This study investigates the structure and cardinality of polyadic codes and their torsion codes over the finite chain ring $\frac{\mathbb{F}_{p^m}[u]}{\langle u^t \rangle}$. By constructing a suitable ring homomorphism and analyzing its kernel, the authors systematically characterize the generator forms of all ideals in the quotient ring. They propose a unified ideal decomposition method for general $t$, and for the first time, when $t=4$, combine torsion analysis to precisely compute the cardinalities of polyadic codes. Integrating tools from commutative algebra, ring homomorphism theory, and polynomials over finite fields, this work fully reveals the ideal structure of polyadic codes under specific conditions and provides explicit formulas for their cardinalities, significantly advancing the algebraic characterization and enumeration accuracy of such codes.

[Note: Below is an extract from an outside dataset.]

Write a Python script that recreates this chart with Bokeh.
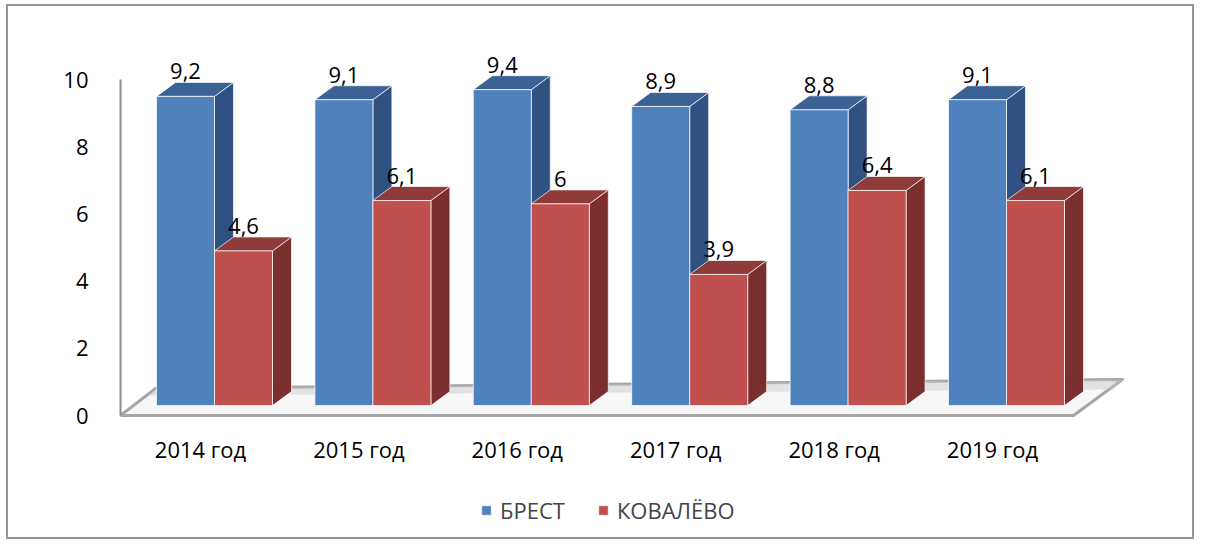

The purpose of this article is to study polycyclic codes over the ring $\frac{\mathbb{F}_{p^m}[u]}{\langle u^t \rangle}, \,t \geq 1$, and their associated torsion codes. It is shown that if $φ$ is a surjective ring homomorphism from a commutative ring $A$ to a Noetherian ring $B$ with $ ker(φ)=\langle π\rangle$ then for every ideal $I$ of $A$, there exists $a_1,a_2,\dots,a_n$ in $I$ such that $I=\langle a_1,a_2,\dots,a_n\rangle+π(I:π)$. Using this, we obtain generators of all ideals of the ring $\frac{\frac{\mathbb{F}_{p^m}[u]}{\langle u^t \rangle}[x]}{\langle ω(x)\rangle},$ where $ω(x)\in \frac{\mathbb{F}_{p^m}[u]}{\langle u^t \rangle}[x] $. For the case when $ω(x)=f(x)^{p^s}$, where $f(x)$ is an irreducible polynomial in $\mathbb{F}_{p^m}[x]$ and $s$ is a non-negative integer, we obtain several other results including computation of torsion ideals and their torsional degrees when $t=4$. We use the torsional degree to compute the cardinality of polycyclic codes over the ring $\frac{\mathbb{F}_{p^m}[u]}{\langle u^4 \rangle}$.